In the listing below, locate the line containing "What TikZ code" and the line containing "(e4) at (129,358.8)". Output both of them and every line between, exactly as written, and nothing more.
**** Provided material ****
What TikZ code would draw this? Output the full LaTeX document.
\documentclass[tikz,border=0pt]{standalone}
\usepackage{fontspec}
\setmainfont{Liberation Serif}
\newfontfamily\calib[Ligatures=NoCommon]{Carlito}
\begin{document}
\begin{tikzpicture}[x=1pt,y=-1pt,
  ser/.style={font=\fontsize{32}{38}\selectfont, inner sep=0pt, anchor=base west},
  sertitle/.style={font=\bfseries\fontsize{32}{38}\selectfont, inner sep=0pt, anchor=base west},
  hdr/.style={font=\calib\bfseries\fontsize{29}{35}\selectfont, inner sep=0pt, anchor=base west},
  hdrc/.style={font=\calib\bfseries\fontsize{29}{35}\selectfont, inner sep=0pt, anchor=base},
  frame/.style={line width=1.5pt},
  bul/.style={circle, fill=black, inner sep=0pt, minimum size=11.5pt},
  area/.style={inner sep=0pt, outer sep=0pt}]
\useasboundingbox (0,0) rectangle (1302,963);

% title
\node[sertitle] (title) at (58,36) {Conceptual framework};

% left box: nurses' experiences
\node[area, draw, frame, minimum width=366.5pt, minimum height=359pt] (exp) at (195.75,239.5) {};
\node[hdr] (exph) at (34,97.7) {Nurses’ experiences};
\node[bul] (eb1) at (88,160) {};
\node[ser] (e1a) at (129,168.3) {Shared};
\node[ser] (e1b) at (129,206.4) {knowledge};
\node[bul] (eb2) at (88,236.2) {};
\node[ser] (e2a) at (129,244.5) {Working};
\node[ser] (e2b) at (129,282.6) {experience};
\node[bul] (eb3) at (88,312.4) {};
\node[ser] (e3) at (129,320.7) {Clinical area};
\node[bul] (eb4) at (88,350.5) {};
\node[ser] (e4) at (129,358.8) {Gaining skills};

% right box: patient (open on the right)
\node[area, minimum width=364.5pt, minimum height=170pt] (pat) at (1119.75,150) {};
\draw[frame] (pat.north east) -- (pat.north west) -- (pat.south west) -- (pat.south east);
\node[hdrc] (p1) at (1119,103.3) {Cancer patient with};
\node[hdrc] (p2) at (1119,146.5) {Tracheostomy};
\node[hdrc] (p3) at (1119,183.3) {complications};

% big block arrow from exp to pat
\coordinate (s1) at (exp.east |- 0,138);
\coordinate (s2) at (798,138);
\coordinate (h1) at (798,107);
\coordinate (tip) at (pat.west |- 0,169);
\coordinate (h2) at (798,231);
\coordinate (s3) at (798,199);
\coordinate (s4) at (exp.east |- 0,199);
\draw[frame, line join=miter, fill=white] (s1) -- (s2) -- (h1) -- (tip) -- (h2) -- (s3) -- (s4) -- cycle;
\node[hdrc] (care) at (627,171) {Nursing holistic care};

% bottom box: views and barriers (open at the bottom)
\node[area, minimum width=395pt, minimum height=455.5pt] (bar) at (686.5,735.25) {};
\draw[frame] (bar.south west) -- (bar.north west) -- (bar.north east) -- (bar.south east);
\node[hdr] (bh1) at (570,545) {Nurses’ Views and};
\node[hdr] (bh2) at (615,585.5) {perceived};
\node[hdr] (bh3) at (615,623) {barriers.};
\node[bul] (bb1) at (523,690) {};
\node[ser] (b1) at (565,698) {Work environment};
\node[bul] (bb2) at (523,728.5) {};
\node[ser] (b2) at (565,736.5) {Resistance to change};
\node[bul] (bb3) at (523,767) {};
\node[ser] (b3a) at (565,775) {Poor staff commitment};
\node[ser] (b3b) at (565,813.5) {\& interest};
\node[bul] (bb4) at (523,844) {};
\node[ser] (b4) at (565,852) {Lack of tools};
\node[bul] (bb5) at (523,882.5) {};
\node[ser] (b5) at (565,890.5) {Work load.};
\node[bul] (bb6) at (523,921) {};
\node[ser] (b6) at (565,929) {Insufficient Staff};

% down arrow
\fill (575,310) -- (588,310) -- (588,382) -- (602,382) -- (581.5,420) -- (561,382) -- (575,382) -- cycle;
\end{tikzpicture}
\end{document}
****
**** Provided material ****
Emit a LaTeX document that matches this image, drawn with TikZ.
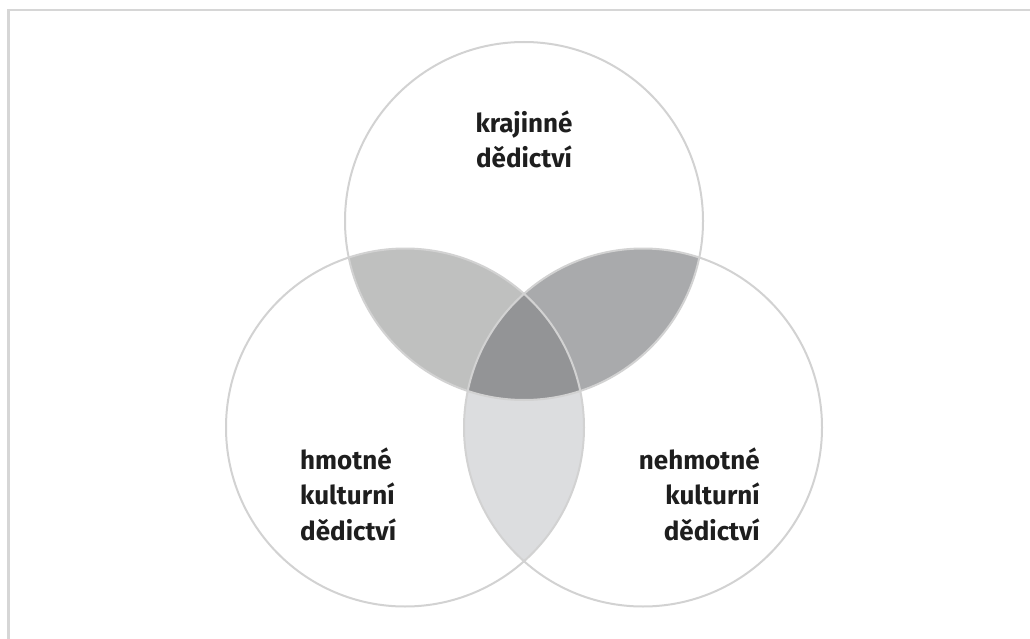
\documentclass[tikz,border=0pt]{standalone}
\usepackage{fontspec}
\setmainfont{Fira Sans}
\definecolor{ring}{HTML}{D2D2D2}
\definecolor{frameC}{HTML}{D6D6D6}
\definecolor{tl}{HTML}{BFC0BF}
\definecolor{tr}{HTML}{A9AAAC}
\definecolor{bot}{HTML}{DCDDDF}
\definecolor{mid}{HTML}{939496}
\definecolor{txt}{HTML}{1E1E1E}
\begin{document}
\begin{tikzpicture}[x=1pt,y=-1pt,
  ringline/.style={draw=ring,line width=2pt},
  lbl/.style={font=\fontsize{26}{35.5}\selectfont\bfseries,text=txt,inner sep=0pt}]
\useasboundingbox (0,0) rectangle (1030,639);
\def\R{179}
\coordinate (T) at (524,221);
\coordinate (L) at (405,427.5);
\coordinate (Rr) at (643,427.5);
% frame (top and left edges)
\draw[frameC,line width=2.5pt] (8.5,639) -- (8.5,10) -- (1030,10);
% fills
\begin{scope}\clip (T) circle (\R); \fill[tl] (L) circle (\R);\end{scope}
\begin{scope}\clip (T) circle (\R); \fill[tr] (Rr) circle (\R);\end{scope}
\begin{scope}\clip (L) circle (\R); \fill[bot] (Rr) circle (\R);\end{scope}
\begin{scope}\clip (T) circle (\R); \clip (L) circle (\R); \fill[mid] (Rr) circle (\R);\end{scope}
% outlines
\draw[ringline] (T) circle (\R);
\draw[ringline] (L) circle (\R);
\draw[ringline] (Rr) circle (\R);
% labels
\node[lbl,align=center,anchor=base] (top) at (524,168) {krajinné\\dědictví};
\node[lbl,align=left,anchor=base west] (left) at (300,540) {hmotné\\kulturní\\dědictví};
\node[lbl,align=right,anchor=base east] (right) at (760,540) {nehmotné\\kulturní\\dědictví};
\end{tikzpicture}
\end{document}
****
# Written solution
What TikZ code would draw this? Output the full LaTeX document.
\documentclass[tikz,border=0pt]{standalone}
\usepackage{fontspec}
\setmainfont{Liberation Serif}
\newfontfamily\calib[Ligatures=NoCommon]{Carlito}
\begin{document}
\begin{tikzpicture}[x=1pt,y=-1pt,
  ser/.style={font=\fontsize{32}{38}\selectfont, inner sep=0pt, anchor=base west},
  sertitle/.style={font=\bfseries\fontsize{32}{38}\selectfont, inner sep=0pt, anchor=base west},
  hdr/.style={font=\calib\bfseries\fontsize{29}{35}\selectfont, inner sep=0pt, anchor=base west},
  hdrc/.style={font=\calib\bfseries\fontsize{29}{35}\selectfont, inner sep=0pt, anchor=base},
  frame/.style={line width=1.5pt},
  bul/.style={circle, fill=black, inner sep=0pt, minimum size=11.5pt},
  area/.style={inner sep=0pt, outer sep=0pt}]
\useasboundingbox (0,0) rectangle (1302,963);

% title
\node[sertitle] (title) at (58,36) {Conceptual framework};

% left box: nurses' experiences
\node[area, draw, frame, minimum width=366.5pt, minimum height=359pt] (exp) at (195.75,239.5) {};
\node[hdr] (exph) at (34,97.7) {Nurses’ experiences};
\node[bul] (eb1) at (88,160) {};
\node[ser] (e1a) at (129,168.3) {Shared};
\node[ser] (e1b) at (129,206.4) {knowledge};
\node[bul] (eb2) at (88,236.2) {};
\node[ser] (e2a) at (129,244.5) {Working};
\node[ser] (e2b) at (129,282.6) {experience};
\node[bul] (eb3) at (88,312.4) {};
\node[ser] (e3) at (129,320.7) {Clinical area};
\node[bul] (eb4) at (88,350.5) {};
\node[ser] (e4) at (129,358.8) {Gaining skills};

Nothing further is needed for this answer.